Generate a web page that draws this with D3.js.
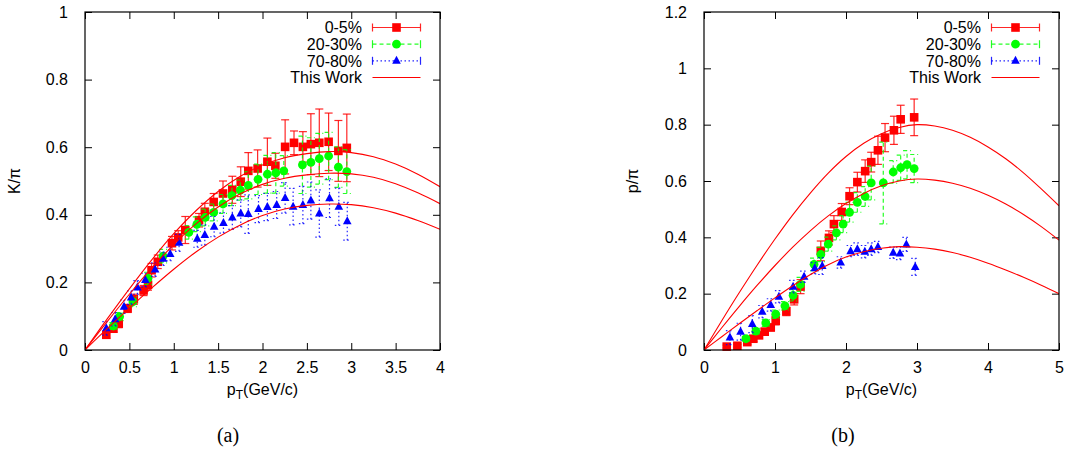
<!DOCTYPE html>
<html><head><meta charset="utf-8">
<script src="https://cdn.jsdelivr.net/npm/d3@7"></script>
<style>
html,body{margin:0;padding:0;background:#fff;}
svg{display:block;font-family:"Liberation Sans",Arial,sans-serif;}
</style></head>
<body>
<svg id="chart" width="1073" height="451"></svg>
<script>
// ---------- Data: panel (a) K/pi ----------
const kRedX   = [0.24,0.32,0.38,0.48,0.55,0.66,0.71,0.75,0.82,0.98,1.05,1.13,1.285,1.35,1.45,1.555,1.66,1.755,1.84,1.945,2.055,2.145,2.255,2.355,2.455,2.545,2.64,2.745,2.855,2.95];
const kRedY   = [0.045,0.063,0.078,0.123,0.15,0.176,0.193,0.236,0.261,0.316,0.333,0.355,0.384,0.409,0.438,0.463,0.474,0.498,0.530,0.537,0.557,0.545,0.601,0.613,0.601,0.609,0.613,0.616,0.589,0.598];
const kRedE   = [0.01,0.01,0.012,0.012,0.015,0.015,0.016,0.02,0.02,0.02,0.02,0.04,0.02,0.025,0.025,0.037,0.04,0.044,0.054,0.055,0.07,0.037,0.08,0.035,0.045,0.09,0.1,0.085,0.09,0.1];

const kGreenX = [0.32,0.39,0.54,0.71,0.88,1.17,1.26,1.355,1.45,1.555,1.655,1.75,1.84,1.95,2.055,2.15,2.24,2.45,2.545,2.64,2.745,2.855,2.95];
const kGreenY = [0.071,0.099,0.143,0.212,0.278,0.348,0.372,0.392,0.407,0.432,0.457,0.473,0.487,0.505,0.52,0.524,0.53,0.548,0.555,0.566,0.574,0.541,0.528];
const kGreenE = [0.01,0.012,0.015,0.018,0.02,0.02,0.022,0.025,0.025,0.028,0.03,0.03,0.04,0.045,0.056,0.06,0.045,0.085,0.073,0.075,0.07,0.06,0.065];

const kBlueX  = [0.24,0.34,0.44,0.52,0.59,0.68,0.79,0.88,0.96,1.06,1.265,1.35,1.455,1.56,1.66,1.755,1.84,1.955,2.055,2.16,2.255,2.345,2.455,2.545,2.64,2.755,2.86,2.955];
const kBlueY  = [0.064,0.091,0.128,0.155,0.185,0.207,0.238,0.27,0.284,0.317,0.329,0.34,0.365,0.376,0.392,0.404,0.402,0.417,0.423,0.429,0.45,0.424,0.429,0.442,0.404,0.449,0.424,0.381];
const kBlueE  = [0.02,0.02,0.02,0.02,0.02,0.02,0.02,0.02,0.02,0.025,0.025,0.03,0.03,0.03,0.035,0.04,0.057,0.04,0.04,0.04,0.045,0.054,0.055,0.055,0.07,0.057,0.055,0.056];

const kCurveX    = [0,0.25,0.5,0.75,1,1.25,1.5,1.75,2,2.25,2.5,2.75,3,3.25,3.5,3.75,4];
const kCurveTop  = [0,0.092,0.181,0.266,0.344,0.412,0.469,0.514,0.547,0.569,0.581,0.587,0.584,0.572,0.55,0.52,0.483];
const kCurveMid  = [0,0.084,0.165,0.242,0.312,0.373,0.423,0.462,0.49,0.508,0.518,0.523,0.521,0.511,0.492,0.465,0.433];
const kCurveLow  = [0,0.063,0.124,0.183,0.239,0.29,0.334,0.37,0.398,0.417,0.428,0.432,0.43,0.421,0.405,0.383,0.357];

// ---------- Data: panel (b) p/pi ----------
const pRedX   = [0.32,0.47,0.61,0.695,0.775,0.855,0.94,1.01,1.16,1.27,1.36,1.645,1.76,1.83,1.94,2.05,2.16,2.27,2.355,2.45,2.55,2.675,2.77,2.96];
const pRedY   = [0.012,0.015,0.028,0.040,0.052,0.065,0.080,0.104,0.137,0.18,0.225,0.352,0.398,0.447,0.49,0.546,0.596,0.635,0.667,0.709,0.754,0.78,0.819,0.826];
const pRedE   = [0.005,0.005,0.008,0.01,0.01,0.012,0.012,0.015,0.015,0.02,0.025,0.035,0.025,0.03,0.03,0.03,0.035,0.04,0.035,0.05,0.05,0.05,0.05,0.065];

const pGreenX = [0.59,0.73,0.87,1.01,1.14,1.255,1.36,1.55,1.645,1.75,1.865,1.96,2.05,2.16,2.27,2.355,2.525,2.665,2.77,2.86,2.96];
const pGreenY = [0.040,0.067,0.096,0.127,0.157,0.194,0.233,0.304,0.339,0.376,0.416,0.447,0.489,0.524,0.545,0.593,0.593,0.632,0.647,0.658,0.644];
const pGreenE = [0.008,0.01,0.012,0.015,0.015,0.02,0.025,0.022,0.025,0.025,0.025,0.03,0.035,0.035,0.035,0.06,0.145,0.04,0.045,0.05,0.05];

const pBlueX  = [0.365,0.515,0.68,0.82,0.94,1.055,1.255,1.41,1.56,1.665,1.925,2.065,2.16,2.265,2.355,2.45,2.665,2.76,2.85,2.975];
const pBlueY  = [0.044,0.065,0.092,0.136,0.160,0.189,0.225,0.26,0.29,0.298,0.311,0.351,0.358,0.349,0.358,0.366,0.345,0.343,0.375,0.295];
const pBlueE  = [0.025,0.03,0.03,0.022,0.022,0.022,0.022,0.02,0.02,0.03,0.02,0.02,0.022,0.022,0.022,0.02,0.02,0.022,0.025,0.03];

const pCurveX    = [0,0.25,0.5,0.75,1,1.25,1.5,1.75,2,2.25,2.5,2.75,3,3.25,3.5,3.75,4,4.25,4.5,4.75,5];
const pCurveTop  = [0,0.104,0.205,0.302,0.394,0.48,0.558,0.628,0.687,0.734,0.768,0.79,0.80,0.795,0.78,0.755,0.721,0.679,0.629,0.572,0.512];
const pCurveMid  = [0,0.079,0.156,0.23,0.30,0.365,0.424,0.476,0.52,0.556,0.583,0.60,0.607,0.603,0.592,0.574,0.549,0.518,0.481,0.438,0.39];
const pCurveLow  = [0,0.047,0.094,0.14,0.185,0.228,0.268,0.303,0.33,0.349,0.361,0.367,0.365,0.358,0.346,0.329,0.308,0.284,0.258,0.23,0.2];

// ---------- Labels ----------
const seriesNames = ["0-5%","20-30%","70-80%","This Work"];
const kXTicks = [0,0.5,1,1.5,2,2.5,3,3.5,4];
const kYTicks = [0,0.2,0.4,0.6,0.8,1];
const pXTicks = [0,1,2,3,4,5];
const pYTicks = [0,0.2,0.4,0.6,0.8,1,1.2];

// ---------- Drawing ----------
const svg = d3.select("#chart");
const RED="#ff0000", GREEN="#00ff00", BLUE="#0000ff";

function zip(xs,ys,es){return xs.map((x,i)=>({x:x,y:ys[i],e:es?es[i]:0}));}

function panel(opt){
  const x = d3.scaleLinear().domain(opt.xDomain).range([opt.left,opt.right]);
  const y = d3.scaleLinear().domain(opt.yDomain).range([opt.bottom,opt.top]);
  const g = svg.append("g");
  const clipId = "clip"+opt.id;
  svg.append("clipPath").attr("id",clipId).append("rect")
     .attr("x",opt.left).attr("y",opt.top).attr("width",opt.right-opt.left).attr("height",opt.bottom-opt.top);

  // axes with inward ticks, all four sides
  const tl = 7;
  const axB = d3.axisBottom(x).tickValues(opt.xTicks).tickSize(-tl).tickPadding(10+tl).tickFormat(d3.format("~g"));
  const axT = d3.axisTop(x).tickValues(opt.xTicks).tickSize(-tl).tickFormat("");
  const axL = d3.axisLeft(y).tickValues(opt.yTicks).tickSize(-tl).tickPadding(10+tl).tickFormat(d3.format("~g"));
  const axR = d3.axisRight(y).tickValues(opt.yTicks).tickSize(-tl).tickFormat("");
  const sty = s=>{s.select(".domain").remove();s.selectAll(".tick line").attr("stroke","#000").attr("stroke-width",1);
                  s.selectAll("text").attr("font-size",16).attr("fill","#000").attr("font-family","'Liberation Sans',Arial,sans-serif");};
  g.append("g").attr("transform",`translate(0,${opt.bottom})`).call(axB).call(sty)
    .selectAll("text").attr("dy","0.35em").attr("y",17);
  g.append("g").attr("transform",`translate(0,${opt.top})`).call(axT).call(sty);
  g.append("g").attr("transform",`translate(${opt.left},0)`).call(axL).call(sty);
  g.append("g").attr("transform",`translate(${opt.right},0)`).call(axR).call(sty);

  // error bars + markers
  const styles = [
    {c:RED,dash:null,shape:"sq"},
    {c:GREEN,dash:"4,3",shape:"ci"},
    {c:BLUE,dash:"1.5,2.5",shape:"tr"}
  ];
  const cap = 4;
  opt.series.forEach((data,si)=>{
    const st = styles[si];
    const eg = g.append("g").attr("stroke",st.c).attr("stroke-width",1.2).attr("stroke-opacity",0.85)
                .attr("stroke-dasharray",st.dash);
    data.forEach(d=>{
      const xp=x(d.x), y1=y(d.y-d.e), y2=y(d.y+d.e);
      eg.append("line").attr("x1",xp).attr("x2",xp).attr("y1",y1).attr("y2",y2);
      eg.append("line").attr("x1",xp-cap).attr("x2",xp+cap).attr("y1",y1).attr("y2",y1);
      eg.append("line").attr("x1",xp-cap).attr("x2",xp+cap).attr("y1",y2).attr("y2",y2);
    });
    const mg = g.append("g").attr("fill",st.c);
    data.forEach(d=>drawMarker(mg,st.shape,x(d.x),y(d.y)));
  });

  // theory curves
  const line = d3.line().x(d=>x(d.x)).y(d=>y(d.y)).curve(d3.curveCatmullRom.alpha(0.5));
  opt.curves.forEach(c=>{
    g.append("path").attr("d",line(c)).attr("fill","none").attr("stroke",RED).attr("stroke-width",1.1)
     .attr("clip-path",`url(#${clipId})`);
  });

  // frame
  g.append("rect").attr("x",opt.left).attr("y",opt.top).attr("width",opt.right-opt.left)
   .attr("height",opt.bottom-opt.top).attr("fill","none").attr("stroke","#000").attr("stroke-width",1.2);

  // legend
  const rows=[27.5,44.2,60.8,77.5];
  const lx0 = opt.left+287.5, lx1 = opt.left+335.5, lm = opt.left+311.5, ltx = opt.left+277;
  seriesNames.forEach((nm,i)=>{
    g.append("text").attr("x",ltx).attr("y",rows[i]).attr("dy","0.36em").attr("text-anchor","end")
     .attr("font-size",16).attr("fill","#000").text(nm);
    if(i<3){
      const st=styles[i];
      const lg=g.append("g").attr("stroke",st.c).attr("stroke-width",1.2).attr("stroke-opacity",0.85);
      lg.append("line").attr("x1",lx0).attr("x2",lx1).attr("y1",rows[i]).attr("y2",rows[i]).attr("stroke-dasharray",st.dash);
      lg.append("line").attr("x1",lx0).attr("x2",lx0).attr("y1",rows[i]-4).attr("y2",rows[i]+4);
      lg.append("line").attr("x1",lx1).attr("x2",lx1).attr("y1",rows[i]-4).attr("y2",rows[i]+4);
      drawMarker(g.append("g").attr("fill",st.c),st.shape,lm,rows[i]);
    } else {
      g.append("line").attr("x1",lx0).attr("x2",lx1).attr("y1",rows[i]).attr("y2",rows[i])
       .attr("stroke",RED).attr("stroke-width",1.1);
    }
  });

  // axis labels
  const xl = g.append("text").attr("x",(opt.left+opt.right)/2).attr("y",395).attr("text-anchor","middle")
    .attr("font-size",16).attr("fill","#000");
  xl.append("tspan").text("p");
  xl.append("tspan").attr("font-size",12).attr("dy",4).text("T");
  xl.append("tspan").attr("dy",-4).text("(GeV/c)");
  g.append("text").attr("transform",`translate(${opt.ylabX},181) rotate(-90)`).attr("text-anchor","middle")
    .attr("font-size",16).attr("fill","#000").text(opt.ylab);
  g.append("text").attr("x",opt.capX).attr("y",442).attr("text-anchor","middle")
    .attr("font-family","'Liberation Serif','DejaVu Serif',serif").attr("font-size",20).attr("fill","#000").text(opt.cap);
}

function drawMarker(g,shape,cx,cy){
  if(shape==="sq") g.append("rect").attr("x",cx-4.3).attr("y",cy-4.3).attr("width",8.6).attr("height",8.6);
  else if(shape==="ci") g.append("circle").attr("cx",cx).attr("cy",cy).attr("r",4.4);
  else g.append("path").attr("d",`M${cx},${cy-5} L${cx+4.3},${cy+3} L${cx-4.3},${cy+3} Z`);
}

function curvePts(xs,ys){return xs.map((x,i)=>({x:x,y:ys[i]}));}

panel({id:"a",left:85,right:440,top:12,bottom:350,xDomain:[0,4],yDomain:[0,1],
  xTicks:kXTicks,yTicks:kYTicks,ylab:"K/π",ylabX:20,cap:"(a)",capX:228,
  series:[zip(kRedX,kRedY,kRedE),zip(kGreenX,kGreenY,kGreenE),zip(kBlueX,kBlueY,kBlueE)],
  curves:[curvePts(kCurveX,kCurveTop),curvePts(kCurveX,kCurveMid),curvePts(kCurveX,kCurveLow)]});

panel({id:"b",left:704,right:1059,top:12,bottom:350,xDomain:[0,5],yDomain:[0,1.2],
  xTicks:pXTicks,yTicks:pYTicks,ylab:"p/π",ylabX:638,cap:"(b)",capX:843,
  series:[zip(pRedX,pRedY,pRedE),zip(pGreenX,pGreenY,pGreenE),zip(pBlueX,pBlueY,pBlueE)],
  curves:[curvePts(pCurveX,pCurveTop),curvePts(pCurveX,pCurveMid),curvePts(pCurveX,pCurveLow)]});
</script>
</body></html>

> Exercise instructions: Pick out every line above that contains the word "with" and copy it.

> Exercise output:
Generate a web page that draws this with D3.js.
  // axes with inward ticks, all four sides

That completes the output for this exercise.